Problem description: Copy out all of the data exactly as it appears.

────────────────────────────────────────

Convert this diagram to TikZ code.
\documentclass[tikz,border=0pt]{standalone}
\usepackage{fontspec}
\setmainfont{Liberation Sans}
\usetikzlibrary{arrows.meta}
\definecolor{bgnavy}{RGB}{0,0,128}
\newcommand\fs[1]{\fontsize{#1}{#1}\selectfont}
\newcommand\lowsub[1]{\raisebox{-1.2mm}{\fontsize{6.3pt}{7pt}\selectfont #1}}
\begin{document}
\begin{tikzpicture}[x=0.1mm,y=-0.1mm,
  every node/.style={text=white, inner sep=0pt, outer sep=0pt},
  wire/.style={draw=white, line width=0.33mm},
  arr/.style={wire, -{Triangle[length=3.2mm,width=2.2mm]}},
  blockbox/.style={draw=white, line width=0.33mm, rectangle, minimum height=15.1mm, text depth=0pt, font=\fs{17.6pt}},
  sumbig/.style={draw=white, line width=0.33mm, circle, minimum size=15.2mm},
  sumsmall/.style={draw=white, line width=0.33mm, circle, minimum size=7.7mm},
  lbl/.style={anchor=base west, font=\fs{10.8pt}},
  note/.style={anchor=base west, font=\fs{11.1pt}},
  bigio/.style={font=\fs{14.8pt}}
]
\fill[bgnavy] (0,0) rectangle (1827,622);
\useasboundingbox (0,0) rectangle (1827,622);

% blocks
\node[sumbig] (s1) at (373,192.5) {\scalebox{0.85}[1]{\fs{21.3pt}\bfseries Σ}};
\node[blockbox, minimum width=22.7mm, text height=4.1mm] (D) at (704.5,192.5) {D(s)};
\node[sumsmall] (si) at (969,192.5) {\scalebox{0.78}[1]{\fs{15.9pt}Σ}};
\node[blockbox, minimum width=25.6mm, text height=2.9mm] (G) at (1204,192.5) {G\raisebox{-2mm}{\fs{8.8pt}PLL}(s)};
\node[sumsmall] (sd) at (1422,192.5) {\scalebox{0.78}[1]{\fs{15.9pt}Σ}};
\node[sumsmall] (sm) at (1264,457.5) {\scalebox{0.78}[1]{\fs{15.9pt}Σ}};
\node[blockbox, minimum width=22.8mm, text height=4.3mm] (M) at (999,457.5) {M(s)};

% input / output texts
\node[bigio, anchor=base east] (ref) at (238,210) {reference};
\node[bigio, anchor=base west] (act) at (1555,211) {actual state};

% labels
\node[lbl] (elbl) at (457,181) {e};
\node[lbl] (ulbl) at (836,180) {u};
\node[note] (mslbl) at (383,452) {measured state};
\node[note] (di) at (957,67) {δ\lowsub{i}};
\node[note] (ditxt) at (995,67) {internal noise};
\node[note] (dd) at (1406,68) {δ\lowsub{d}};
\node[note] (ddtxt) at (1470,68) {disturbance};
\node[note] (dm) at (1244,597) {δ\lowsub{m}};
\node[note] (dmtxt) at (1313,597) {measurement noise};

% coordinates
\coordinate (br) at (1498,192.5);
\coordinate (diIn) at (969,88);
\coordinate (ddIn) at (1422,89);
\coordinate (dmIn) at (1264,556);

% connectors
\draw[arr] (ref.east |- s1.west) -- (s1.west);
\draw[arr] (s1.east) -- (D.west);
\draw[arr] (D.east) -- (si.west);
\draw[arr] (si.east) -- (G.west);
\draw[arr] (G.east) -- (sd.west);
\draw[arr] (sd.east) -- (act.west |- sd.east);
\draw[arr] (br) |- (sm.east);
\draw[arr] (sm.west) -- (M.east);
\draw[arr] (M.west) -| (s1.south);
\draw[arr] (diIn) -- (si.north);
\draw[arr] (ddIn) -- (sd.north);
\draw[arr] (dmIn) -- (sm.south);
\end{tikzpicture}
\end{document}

────────────────────────────────────────

Response to this exercise:
Convert this diagram to TikZ code.
\documentclass[tikz,border=0pt]{standalone}
\usepackage{fontspec}
\setmainfont{Liberation Sans}
\usetikzlibrary{arrows.meta}
\definecolor{bgnavy}{RGB}{0,0,128}
\newcommand\fs[1]{\fontsize{#1}{#1}\selectfont}
\newcommand\lowsub[1]{\raisebox{-1.2mm}{\fontsize{6.3pt}{7pt}\selectfont #1}}
\begin{document}
\begin{tikzpicture}[x=0.1mm,y=-0.1mm,
  every node/.style={text=white, inner sep=0pt, outer sep=0pt},
  wire/.style={draw=white, line width=0.33mm},
  arr/.style={wire, -{Triangle[length=3.2mm,width=2.2mm]}},
  blockbox/.style={draw=white, line width=0.33mm, rectangle, minimum height=15.1mm, text depth=0pt, font=\fs{17.6pt}},
  sumbig/.style={draw=white, line width=0.33mm, circle, minimum size=15.2mm},
  sumsmall/.style={draw=white, line width=0.33mm, circle, minimum size=7.7mm},
  lbl/.style={anchor=base west, font=\fs{10.8pt}},
  note/.style={anchor=base west, font=\fs{11.1pt}},
  bigio/.style={font=\fs{14.8pt}}
]
\fill[bgnavy] (0,0) rectangle (1827,622);
\useasboundingbox (0,0) rectangle (1827,622);

% blocks
\node[sumbig] (s1) at (373,192.5) {\scalebox{0.85}[1]{\fs{21.3pt}\bfseries Σ}};
\node[blockbox, minimum width=22.7mm, text height=4.1mm] (D) at (704.5,192.5) {D(s)};
\node[sumsmall] (si) at (969,192.5) {\scalebox{0.78}[1]{\fs{15.9pt}Σ}};
\node[blockbox, minimum width=25.6mm, text height=2.9mm] (G) at (1204,192.5) {G\raisebox{-2mm}{\fs{8.8pt}PLL}(s)};
\node[sumsmall] (sd) at (1422,192.5) {\scalebox{0.78}[1]{\fs{15.9pt}Σ}};
\node[sumsmall] (sm) at (1264,457.5) {\scalebox{0.78}[1]{\fs{15.9pt}Σ}};
\node[blockbox, minimum width=22.8mm, text height=4.3mm] (M) at (999,457.5) {M(s)};

% input / output texts
\node[bigio, anchor=base east] (ref) at (238,210) {reference};
\node[bigio, anchor=base west] (act) at (1555,211) {actual state};

% labels
\node[lbl] (elbl) at (457,181) {e};
\node[lbl] (ulbl) at (836,180) {u};
\node[note] (mslbl) at (383,452) {measured state};
\node[note] (di) at (957,67) {δ\lowsub{i}};
\node[note] (ditxt) at (995,67) {internal noise};
\node[note] (dd) at (1406,68) {δ\lowsub{d}};
\node[note] (ddtxt) at (1470,68) {disturbance};
\node[note] (dm) at (1244,597) {δ\lowsub{m}};
\node[note] (dmtxt) at (1313,597) {measurement noise};

% coordinates
\coordinate (br) at (1498,192.5);
\coordinate (diIn) at (969,88);
\coordinate (ddIn) at (1422,89);
\coordinate (dmIn) at (1264,556);

% connectors
\draw[arr] (ref.east |- s1.west) -- (s1.west);
\draw[arr] (s1.east) -- (D.west);
\draw[arr] (D.east) -- (si.west);
\draw[arr] (si.east) -- (G.west);
\draw[arr] (G.east) -- (sd.west);
\draw[arr] (sd.east) -- (act.west |- sd.east);
\draw[arr] (br) |- (sm.east);
\draw[arr] (sm.west) -- (M.east);
\draw[arr] (M.west) -| (s1.south);
\draw[arr] (diIn) -- (si.north);
\draw[arr] (ddIn) -- (sd.north);
\draw[arr] (dmIn) -- (sm.south);
\end{tikzpicture}
\end{document}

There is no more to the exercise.